For the past two centuries Westerners have been the avant-garde of liberty and social freedom, but at the same time they are also the slaves of their benefits. Iran has no option but to have a global relationship with the West. A strong relationship with Israel will benefit Iran in two ways. On the one hand Israel is a clear symbol of the West, with high ability, and on the other hand is full of warm Eastern mentality. In addition Israel has a deep historical and cultural affiliation with Iran. To cement this future wide-ranging relationship, we propose:
• A new bilateral legal system in both countries, based on solidarity, ancient historical friendship and a productive global relationship (political, economic, social, cultural, military, security), and answering the requirements of the 21st century; • Developing university-standard visits and research, educational exchanges, bilateral scholarships at different levels, according to the priorities and requirements of both countries; • Increased collaboration in journalism and the mass media, including regular organized meetings; • Bilateral development of artistic, sport, tourist and other social events. The holding of seminars, conferences and exhibitions in the spheres of culture, industry and agriculture and inventions, with the aim of improving the knowledge of the nations about each other; • Development of marketing on both sides for commerce and trade in the private and public sectors. Minimizing the bureaucratic complications and maximizing the facilities in customs, taxes, insurance and transport; • Consolidating cooperation between Iran and Israel in the areas of police, army and security, including mutual research and exchanges in this area.

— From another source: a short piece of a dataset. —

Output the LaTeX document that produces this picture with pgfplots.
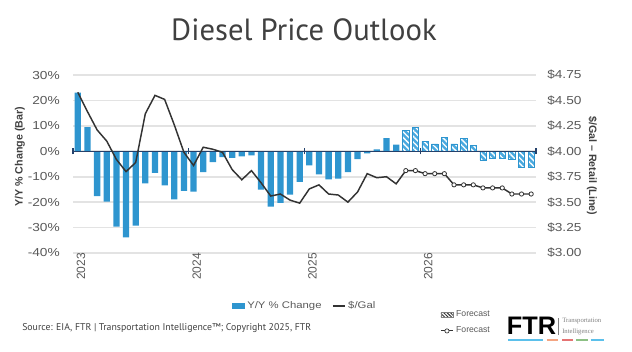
\documentclass[border=0pt]{standalone}
\usepackage{pgfplots}
\pgfplotsset{compat=1.18}
\usepackage{pgfplotstable}
\usetikzlibrary{patterns.meta}
\usepackage{fontspec}
\setmainfont{Liberation Sans}
\newfontfamily\stretchfont{Liberation Sans}[FakeStretch=1.18]
\newfontfamily\titlefont{PT Sans}
\newfontfamily\logoserif{Liberation Serif}

\definecolor{barblue}{HTML}{2E95CF}
\definecolor{hatchblue}{HTML}{4AA9DF}
\definecolor{linegray}{HTML}{333333}
\definecolor{gridgray}{HTML}{E3E3E3}
\definecolor{ticktext}{HTML}{595959}
\definecolor{titlegray}{HTML}{404040}
\definecolor{axisnavy}{HTML}{24416B}
\definecolor{logoblue}{HTML}{5BC0EB}
\definecolor{logoorange}{HTML}{F4A582}
\definecolor{logored}{HTML}{E57373}
\definecolor{logogreen}{HTML}{8CC084}

\pgfplotstableread{
m v
0 23.1
1 9.5
2 -17.6
3 -19.8
4 -29.6
5 -33.9
6 -29.2
7 -12.6
8 -8.5
9 -13.4
10 -18.9
11 -15.6
12 -15.9
13 -8.2
14 -4.3
15 -2.3
16 -2.6
17 -2.0
18 -1.6
19 -15.1
20 -21.8
21 -20.3
22 -17.0
23 -12.0
24 -5.5
25 -9.1
26 -11.0
27 -10.7
28 -8.2
29 -3.1
30 -0.8
31 0.8
32 5.2
33 2.6
}\barsactual

\pgfplotstableread{
m v
34 8.3
35 9.3
36 3.9
37 2.9
38 5.6
39 2.9
40 5.0
41 2.2
42 -3.5
43 -2.6
44 -2.7
45 -3.0
46 -6.1
47 -6.3
}\barsforecast

\pgfplotstableread{
m p
0 4.58
1 4.39
2 4.21
3 4.10
4 3.92
5 3.80
6 3.89
7 4.37
8 4.55
9 4.51
10 4.26
11 3.99
12 3.86
13 4.04
14 4.02
15 3.99
16 3.82
17 3.72
18 3.81
19 3.69
20 3.56
21 3.58
22 3.52
23 3.49
24 3.63
25 3.67
26 3.58
27 3.57
28 3.50
29 3.60
30 3.78
31 3.74
32 3.75
33 3.68
34 3.81
}\priceactual

\pgfplotstableread{
m p
34 3.81
35 3.81
36 3.78
37 3.78
38 3.78
39 3.67
40 3.67
41 3.67
42 3.64
43 3.64
44 3.64
45 3.58
46 3.58
47 3.58
}\priceforecast

\begin{document}
\begin{tikzpicture}
\useasboundingbox (0,0) rectangle (474pt,263.25pt);

% ---------- bar axis (left) ----------
\begin{axis}[
  at={(54.75pt,73.5pt)}, anchor=south west,
  scale only axis, width=347.25pt, height=133.5pt,
  xmin=-0.5, xmax=47.5, ymin=-40, ymax=30,
  enlargelimits=false,
  axis line style={draw=none},
  major tick length=0pt,
  xtick={-0.5,11.5,23.5,35.5},
  xticklabels={2023,2024,2025,2026},
  xticklabel style={rotate=90, anchor=east, inner sep=0pt, yshift=-6pt,
    font=\fontsize{9}{10}\selectfont, text=ticktext},
  ytick={-40,-30,-20,-10,0,10,20,30},
  yticklabels={-40\%,-30\%,-20\%,-10\%,0\%,10\%,20\%,30\%},
  yticklabel style={inner sep=0pt, xshift=-9.75pt,
    font=\stretchfont\fontsize{8.7}{10}\selectfont, text=ticktext},
  ymajorgrids, grid style={gridgray, line width=1.3pt},
  ybar, bar width=0.65, bar shift=0pt,
  clip=false,
  ylabel={Y/Y \% Change (Bar)},
  every axis y label/.style={at={(axis description cs:-0.1145,0.54)}, rotate=90, anchor=center,
    font=\bfseries\fontsize{8}{10}\selectfont, text=titlegray},
  legend columns=2,
  legend style={draw=none, fill=none, at={(axis description cs:0.501,-0.298)}, anchor=center,
    font=\stretchfont\fontsize{7.2}{9}\selectfont, text=ticktext, inner sep=0pt,
    /tikz/every even column/.append style={column sep=6pt}},
  legend cell align=left,
]
\addplot[fill=barblue, draw=none,
  legend image code/.code={\fill[barblue] (0pt,-2pt) rectangle (9.5pt,2pt);}]
  table[x=m, y=v] {\barsactual};
\addlegendentry{Y/Y \% Change}
\addplot[fill=hatchblue, draw=barblue, line width=0.4pt, forget plot,
  postaction={pattern={Lines[angle=-45,distance=3pt,line width=1pt]}, pattern color=white}]
  table[x=m, y=v] {\barsforecast};
\addlegendimage{legend image code/.code={\draw[linegray, line width=1pt] (0pt,0pt) -- (9pt,0pt);}}
\addlegendentry{\$/Gal}
\draw[axisnavy, line width=1.1pt] (axis cs:-0.5,0) -- (axis cs:47.5,0);
\draw[axisnavy, line width=0.8pt] (axis cs:-0.5,-1.2) -- (axis cs:-0.5,1.2);
\draw[axisnavy, line width=0.8pt] (axis cs:11.5,-1.2) -- (axis cs:11.5,1.2);
\draw[axisnavy, line width=0.8pt] (axis cs:23.5,-1.2) -- (axis cs:23.5,1.2);
\draw[axisnavy, line width=0.8pt] (axis cs:35.5,-1.2) -- (axis cs:35.5,1.2);
\draw[axisnavy, line width=0.8pt] (axis cs:47.5,-1.2) -- (axis cs:47.5,1.2);
\end{axis}

% ---------- price axis (right) ----------
\begin{axis}[
  at={(54.75pt,73.5pt)}, anchor=south west,
  scale only axis, width=347.25pt, height=133.5pt,
  xmin=-0.5, xmax=47.5, ymin=3, ymax=4.75,
  enlargelimits=false,
  axis x line=none, axis y line*=right,
  axis line style={draw=none},
  major tick length=0pt,
  xtick=\empty,
  ytick={3,3.25,3.5,3.75,4,4.25,4.5,4.75},
  yticklabels={\$3.00,\$3.25,\$3.50,\$3.75,\$4.00,\$4.25,\$4.50,\$4.75},
  yticklabel style={inner sep=0pt, xshift=8.25pt, anchor=west,
    font=\stretchfont\fontsize{8.7}{10}\selectfont, text=ticktext},
  clip=false,
  ylabel={\$/Gal – Retail (Line)},
  every axis y label/.style={at={(axis description cs:1.121,0.49)}, rotate=-90, anchor=center,
    font=\bfseries\fontsize{8}{10}\selectfont, text=titlegray},
  legend columns=1,
  legend style={draw=none, fill=none, at={(axis description cs:0.793,-0.393)}, anchor=west,
    font=\fontsize{6.5}{8}\selectfont, text=ticktext, inner sep=0pt,
    row sep=2pt},
  legend cell align=left,
]
\addplot[linegray, line width=1.1pt, no marks, forget plot] table[x=m, y=p] {\priceactual};
\addplot[linegray, line width=1.1pt, mark=*, mark size=1.6pt,
  mark options={fill=white, draw=linegray, line width=0.6pt}, forget plot]
  table[x=m, y=p] {\priceforecast};
\addlegendimage{legend image code/.code={
  \filldraw[draw=gray, fill=white, line width=0.3pt,
    postaction={pattern={Lines[angle=-45,distance=1.8pt,line width=0.7pt]}, pattern color=linegray}]
    (0pt,-2pt) rectangle (9pt,2pt);}}
\addlegendentry{Forecast}
\addlegendimage{legend image code/.code={
  \draw[linegray, line width=0.8pt] (0pt,0pt) -- (9pt,0pt);
  \filldraw[fill=white, draw=linegray, line width=0.5pt] (4.5pt,0pt) circle (1.6pt);}}
\addlegendentry{Forecast}
\end{axis}

% ---------- title ----------
\node[font=\titlefont\fontsize{23}{26}\selectfont, text=titlegray] at (228pt,240.75pt) {Diesel Price Outlook};

% ---------- source ----------
\node[anchor=west, inner sep=0pt, font=\titlefont\fontsize{7.35}{8}\selectfont, text=titlegray]
  at (16.5pt,17.25pt) {Source: EIA, FTR | Transportation Intelligence™; Copyright 2025, FTR};

% ---------- logo ----------
\node[anchor=west, inner sep=0pt, font=\bfseries\fontsize{19}{19}\selectfont, text=black]
  at (380pt,19pt) {FTR};
\draw[gray, line width=0.4pt] (419pt,12pt) -- (419pt,25pt);
\node[anchor=base west, inner sep=0pt, font=\logoserif\fontsize{5}{6}\selectfont, text=gray]
  at (421.5pt,21.5pt) {Transportation};
\node[anchor=base west, inner sep=0pt, font=\logoserif\fontsize{5}{6}\selectfont, text=gray]
  at (421.5pt,13.5pt) {Intelligence};
\draw[logoblue, line width=1.5pt] (381pt,8.5pt) -- (407pt,8.5pt);
\draw[logoorange, line width=1.5pt] (410pt,8.5pt) -- (418.5pt,8.5pt);
\draw[logored, line width=1.5pt] (421.5pt,8.5pt) -- (430pt,8.5pt);
\draw[logogreen, line width=1.5pt] (432pt,8.5pt) -- (441pt,8.5pt);
\draw[logoblue, line width=1.5pt] (443pt,8.5pt) -- (453pt,8.5pt);
\end{tikzpicture}
\end{document}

Both nations, the Iranians in particular, have never been so aware as they are today of the positive and beneficial consequences of their close relationship and historic friendship, but there are still many who must be made aware of it. Experience has shown that the Israeli army is one of the best in the world in the conventional battlefield, but what can this powerful army do against groups of invisible terrorists? The Iranians might be able to provide a suitable and tangible answer to this question.
Dr. Daniel Dana was born in 1945 in Tehran into a Shi’ite family. He was sentenced to death in absentia for his anti-Islamic Republic activities, but returned to Iran in 1986. In 1989 he left Iran and converted to Christianity. Among his literary works are a study of Shi’ite theology, a history of the Baha’is in Iran, and a history of the Shirazi Jewish community. He travels widely promoting the message of Israel and Zionism.